The Myth of the American Theater Pipeline

At a recent summit of DC-area artistic directors, Ryan Rilette of Round House Theatre made a reference to the infamous “pipeline” of new talent that runs from New York and London to America’s regional theaters, claiming that there are not enough plays by women in this pipeline for his theater to produce. The idea of this pipeline is nothing new, but importantly, it is not inviolable.

Pre-Revolution, the colonies actually had three equally important centers of theatrical production—Boston, New York, and Philadelphia—all of which primarily presented British plays. Theater in Massachusetts and Pennsylvania was limited by the Puritan philosophy that writing your own worlds into being is an offense to God, the ultimate playwright of our theatrum mundi. New York, on the other hand, being primarily a center of commerce, managed to develop a theater culture that continued through the Revolution (even when it was illegal) and beyond.

As the young Republic expanded, theaters founded without reference to one another sprang up in other parts of the country. It wasn’t until the middle of the nineteenth-century, when railroads allowed the exportation of both commerce and culture, that these theaters became stops on tours of shows created in New York. Then, in the early twentieth-century, a locally-sourced Little Theater Movement began in Chicago and took hold throughout the country, spawning a generation of dramatists that did not live in New York. Federalism reasserted itself in the sixties, when local theaters of a certain size joined together under LORT, an organization based in New York, and regional theaters once again became aesthetic subsidiaries of Broadway, Inc.

Today, in the second decade of the twenty-first century, local artists are again asserting control over the means of production and claiming American theater for themselves. The huge Twitter response to the reference to the pipeline made at “The Summit” revealed a deeply felt frustration at the unwillingness of artistic directors to recognize that forty-year-old notions of what makes great theater are no longer relevant.
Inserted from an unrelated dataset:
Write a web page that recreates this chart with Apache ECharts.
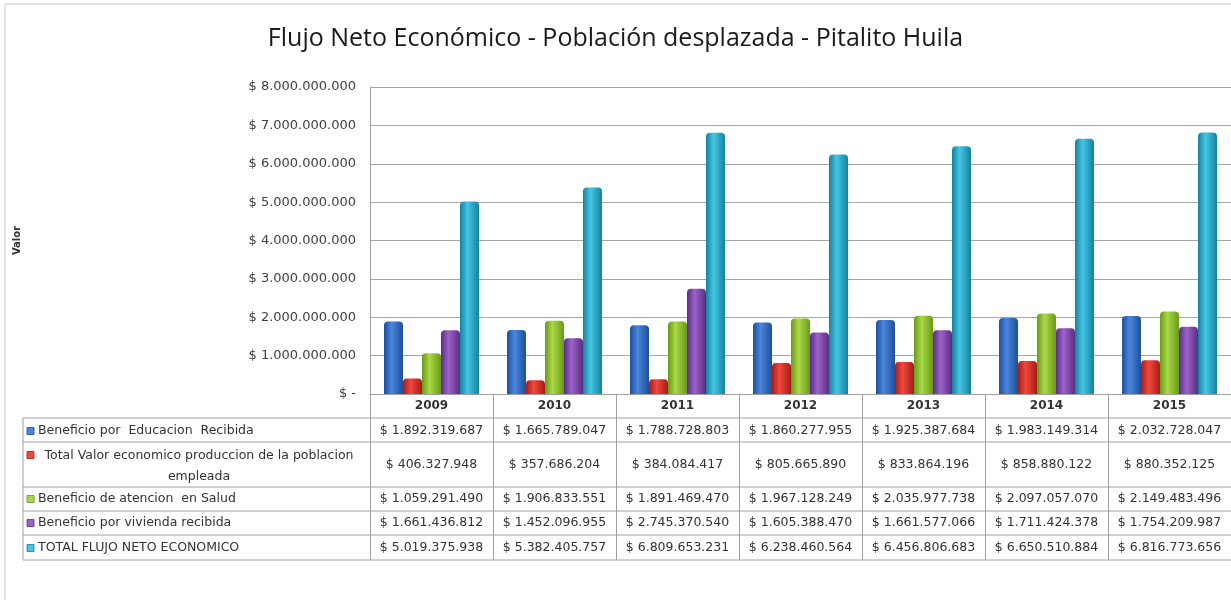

Sure, New York still has more theater than most other places, but there is no longer any reason to believe that it is any better.
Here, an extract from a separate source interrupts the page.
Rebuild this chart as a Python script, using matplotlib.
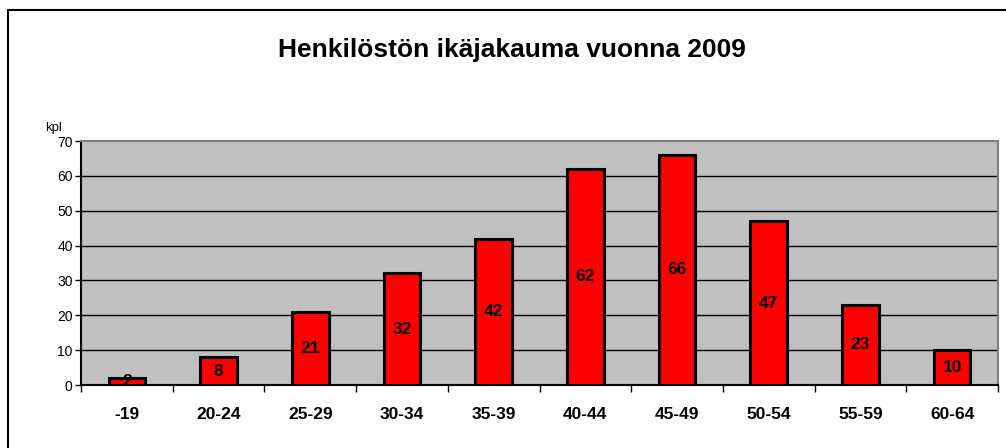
import matplotlib.pyplot as plt
from matplotlib.patches import Rectangle

plt.rcParams['font.family'] = ['Liberation Sans', 'DejaVu Sans']

ages = ['-19', '20-24', '25-29', '30-34', '35-39', '40-44', '45-49', '50-54', '55-59', '60-64']
counts = [2, 8, 21, 32, 42, 62, 66, 47, 23, 10]
yticks = [0, 10, 20, 30, 40, 50, 60, 70]

fig = plt.figure(figsize=(10.06, 4.48), dpi=100)
# outer chart border (right/bottom run off the picture)
fig.patches.append(Rectangle((8/1006, -0.1), 1.2, (448-10)/448 + 0.1, transform=fig.transFigure,
                             fill=False, edgecolor='black', linewidth=1.5))

ax = fig.add_axes([81/1006, (448-385)/448, (998-81)/1006, (385-141)/448])
ax.set_facecolor('#c0c0c0')

x = list(range(len(ages)))
ax.bar(x, counts, width=0.4, color='#ff0000', edgecolor='black', linewidth=2.2, zorder=3)
for xi, c in zip(x, counts):
    ax.text(xi, c / 2, str(c), ha='center', va='center', fontsize=12.5, fontweight='bold', zorder=4)

ax.set_xlim(-0.5, len(ages) - 0.5)
ax.set_ylim(0, 70)
ax.set_yticks(yticks)
ax.set_yticklabels([str(v) for v in yticks], fontsize=10)
for v in yticks[1:-1]:
    ax.axhline(v, color='black', linewidth=1, zorder=1)

ax.set_xticks([i - 0.5 for i in range(len(ages) + 1)], minor=False)
ax.set_xticklabels([])
ax.set_xticks(x, minor=True)
ax.set_xticklabels(ages, minor=True, fontsize=12.5, fontweight='bold')
ax.tick_params(axis='x', which='major', direction='out', length=5, width=1)
ax.tick_params(axis='x', which='minor', length=0, pad=16)
ax.tick_params(axis='y', direction='out', length=4, width=1, pad=2)

ax.spines['left'].set_linewidth(1.5)
ax.spines['bottom'].set_linewidth(1.5)
ax.spines['top'].set_color('#808080')
ax.spines['right'].set_color('#808080')
ax.spines['top'].set_linewidth(1.5)
ax.spines['right'].set_linewidth(1.5)

fig.text(54/1006, 1 - 128/448, 'kpl', ha='center', va='center', fontsize=9.5)
fig.text(512/1006, 1 - 50/448, 'Henkilöstön ikäjakauma vuonna 2009', ha='center', va='center',
         fontsize=19, fontweight='bold')

fig.savefig('out.png', dpi=100)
Furthermore, by limiting themselves to plays, playwrights, directors, and actors based in New York, non-New York theaters run the risk of presenting material that has little relation to the lived experiences of their audiences. As anyone who follows politics can tell you, inhabitants of different regions often hold sharply distinct if not altogether contradictory beliefs. The primary industries that drive the economy in America’s various regions are vastly different, meaning that the work lives of the people who live there are vastly different. Even the environment itself, from the weather to the landscape, has an influence on the thinking and values of people who live in it.

Additionally, theaters that insist on relying on talent that has already proven itself in New York perpetuate a theater that is inevitably elite. New York City is expensive. Self-producing, acting in showcases, assistant directing for free, and interning all require steady income streams from elsewhere. Very few people are able to do this without significant family support. Companies that aim to produce theater for a diverse audience cannot expect to do so while only producing plays written and directed by people born into privilege.
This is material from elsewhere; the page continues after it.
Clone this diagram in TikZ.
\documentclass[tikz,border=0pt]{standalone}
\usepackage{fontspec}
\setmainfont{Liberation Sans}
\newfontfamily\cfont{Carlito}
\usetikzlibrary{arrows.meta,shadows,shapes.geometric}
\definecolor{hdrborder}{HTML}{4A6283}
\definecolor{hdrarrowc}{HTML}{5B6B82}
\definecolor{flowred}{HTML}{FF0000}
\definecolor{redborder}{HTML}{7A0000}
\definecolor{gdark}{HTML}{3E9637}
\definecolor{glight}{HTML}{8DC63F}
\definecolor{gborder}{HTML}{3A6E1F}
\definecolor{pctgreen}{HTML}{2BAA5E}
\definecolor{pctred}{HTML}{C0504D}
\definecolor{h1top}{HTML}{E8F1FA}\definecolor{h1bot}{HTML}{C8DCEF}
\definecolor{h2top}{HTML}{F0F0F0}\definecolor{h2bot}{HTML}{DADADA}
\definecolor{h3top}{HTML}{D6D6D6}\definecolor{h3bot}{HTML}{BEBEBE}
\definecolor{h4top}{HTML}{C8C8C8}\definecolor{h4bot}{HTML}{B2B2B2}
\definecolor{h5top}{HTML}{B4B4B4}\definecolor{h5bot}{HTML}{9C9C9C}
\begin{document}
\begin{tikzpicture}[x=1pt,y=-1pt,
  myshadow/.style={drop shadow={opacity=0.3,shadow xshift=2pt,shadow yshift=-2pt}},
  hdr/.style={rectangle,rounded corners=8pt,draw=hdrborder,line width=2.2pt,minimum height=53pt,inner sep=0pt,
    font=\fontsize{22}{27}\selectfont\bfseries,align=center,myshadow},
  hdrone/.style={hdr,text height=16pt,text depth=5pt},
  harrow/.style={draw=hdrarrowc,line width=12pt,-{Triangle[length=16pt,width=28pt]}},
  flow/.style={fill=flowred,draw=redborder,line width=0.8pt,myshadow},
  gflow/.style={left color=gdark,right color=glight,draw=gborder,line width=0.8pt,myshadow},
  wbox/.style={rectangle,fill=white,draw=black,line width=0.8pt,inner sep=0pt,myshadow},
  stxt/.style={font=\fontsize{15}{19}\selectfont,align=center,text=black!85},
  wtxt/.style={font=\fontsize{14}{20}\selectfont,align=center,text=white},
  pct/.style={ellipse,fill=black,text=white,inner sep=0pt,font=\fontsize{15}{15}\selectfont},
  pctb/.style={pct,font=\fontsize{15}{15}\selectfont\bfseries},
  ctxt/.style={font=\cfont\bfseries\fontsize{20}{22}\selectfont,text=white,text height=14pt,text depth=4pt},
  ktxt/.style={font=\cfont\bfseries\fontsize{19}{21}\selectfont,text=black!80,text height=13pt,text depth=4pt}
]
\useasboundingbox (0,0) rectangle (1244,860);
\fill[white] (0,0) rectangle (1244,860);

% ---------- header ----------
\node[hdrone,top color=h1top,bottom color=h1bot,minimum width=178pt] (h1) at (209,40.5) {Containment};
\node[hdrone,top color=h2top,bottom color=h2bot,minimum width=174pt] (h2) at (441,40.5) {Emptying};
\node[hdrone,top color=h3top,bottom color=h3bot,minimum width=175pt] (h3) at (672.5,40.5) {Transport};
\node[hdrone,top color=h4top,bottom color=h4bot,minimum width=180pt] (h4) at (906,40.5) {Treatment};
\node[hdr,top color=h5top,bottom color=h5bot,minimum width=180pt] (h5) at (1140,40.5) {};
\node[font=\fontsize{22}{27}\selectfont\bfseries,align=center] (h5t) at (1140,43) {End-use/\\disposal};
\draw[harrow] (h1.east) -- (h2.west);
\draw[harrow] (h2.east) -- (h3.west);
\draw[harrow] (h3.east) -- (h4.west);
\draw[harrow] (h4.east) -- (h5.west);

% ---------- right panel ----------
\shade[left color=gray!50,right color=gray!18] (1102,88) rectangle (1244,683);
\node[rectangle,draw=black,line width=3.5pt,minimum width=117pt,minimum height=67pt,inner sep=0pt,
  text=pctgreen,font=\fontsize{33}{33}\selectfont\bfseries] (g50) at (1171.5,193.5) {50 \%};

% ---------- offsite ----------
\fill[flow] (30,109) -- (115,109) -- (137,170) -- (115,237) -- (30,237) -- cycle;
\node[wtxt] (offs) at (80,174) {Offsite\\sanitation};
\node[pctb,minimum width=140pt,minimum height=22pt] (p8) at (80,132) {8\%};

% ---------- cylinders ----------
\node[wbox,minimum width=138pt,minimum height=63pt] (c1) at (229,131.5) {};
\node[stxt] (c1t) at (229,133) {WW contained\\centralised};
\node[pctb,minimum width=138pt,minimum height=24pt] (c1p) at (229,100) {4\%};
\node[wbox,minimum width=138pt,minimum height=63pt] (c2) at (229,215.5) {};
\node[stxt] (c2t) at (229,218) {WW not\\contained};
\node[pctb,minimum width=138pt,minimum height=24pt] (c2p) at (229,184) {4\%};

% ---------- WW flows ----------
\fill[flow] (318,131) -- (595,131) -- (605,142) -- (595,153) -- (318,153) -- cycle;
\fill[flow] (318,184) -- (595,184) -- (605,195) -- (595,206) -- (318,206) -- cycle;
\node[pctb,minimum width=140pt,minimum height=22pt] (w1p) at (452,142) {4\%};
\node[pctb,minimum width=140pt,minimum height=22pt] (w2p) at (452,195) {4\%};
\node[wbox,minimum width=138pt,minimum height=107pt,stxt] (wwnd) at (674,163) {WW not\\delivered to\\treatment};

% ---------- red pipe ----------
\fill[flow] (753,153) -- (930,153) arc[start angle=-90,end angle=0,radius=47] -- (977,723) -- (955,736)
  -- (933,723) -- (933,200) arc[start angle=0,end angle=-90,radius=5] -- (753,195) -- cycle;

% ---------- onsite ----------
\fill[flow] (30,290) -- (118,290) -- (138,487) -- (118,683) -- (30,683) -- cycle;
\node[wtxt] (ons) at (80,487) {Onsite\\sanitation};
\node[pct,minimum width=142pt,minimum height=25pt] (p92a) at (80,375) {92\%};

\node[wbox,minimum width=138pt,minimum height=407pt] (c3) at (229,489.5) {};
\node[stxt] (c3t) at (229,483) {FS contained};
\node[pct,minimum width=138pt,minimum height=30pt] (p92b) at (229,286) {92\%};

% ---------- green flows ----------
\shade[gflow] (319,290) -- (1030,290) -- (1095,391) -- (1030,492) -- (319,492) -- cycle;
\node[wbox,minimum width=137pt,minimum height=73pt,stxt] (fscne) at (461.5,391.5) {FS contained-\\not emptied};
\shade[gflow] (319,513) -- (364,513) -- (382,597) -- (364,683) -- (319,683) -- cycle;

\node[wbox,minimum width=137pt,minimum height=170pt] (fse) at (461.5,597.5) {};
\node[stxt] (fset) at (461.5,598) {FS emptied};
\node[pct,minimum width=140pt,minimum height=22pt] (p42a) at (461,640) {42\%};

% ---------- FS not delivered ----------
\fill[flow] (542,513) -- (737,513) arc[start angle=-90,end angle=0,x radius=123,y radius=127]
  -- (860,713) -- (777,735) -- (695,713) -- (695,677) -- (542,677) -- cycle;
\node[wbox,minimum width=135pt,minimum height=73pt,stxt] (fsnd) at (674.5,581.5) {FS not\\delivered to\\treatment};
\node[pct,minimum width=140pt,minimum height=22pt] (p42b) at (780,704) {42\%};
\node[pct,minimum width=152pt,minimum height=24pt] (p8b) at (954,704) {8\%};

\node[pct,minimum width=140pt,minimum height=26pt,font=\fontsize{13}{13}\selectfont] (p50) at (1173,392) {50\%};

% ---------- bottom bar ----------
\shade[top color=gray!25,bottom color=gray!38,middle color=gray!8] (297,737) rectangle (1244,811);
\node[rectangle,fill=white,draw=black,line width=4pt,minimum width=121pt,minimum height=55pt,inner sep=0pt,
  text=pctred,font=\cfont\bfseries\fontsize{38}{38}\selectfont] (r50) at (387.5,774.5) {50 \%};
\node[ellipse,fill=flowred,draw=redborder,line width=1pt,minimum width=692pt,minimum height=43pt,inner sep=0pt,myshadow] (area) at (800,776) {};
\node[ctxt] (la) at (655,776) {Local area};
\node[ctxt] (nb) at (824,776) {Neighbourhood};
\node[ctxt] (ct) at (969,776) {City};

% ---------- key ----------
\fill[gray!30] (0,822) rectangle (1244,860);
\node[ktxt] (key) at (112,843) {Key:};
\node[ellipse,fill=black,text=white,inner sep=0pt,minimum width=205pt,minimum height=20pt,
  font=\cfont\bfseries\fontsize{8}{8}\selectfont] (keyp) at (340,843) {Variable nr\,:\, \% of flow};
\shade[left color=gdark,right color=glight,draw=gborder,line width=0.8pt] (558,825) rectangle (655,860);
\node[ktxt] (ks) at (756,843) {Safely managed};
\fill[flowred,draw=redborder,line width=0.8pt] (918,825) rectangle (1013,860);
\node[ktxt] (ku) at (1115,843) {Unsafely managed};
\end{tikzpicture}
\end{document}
Of course some artists not born into privilege who work three jobs and do theater for free in New York do manage to find success in regional theaters. But even those people, unless they happened to grow up in New York, have uprooted themselves from their communities and families and transplanted themselves to one of the most difficult cities in which to live in the world. Yes, some artists are inspired by New York. Yes, some are glad to leave their previous lives behind. Others are overwhelmed and exhausted. How much American talent are we actually crushing by needlessly requiring that people spend years of indentured servitude in New York for the privilege of having their plays produced in theaters not in New York?

New York does have at least one quality that sets it apart in terms of its theater community. In New York, the big theaters pay attention to the small theaters. Even a small show can get reviewed, and if it does well, it can get the attention of the legacy theaters. The artists who created it will often be invited to remount the production at a bigger theater, or they may be hired, based on that success, to work there on something else. This is why a few emerging artists can develop a national reputation by working in New York.

But the synergy of the New York theater community is not an argument for regional theaters to only do plays that come out of New York. It is an argument for regional theaters to develop the same level of synergy with the other theaters in their cities. In fact, regional theaters could save a ton of money by developing new work with artists for whom they don’t have to provide housing and a per diem.

The lack of men of color and women in the pipeline is an excuse used to justify seasons that fail to achieve diversity and gender parity. But New York is one of the most diverse cities in the world. If success there is the barometer by which plays are chosen for regional productions, LORT theaters would be producing plays developed by Intar, The Women’s Project Theater, and the National Black Theatre, to name just a few New York institutions devoted to developing work by underrepresented groups. Rather, the same dated notions of who and what makes good theater that lead artistic directors to rely on a mythical pipeline also keep them from recognizing the surfeit of diverse talent in New York and across the country.

Though New York remains the center of American commercial theater, companies across the country need not largely rely on plays created in that place for that audience. Today, the pipeline flows in many directions at once. Theaters genuinely interested in serving their communities would do well to develop twenty-first century ways of making theater.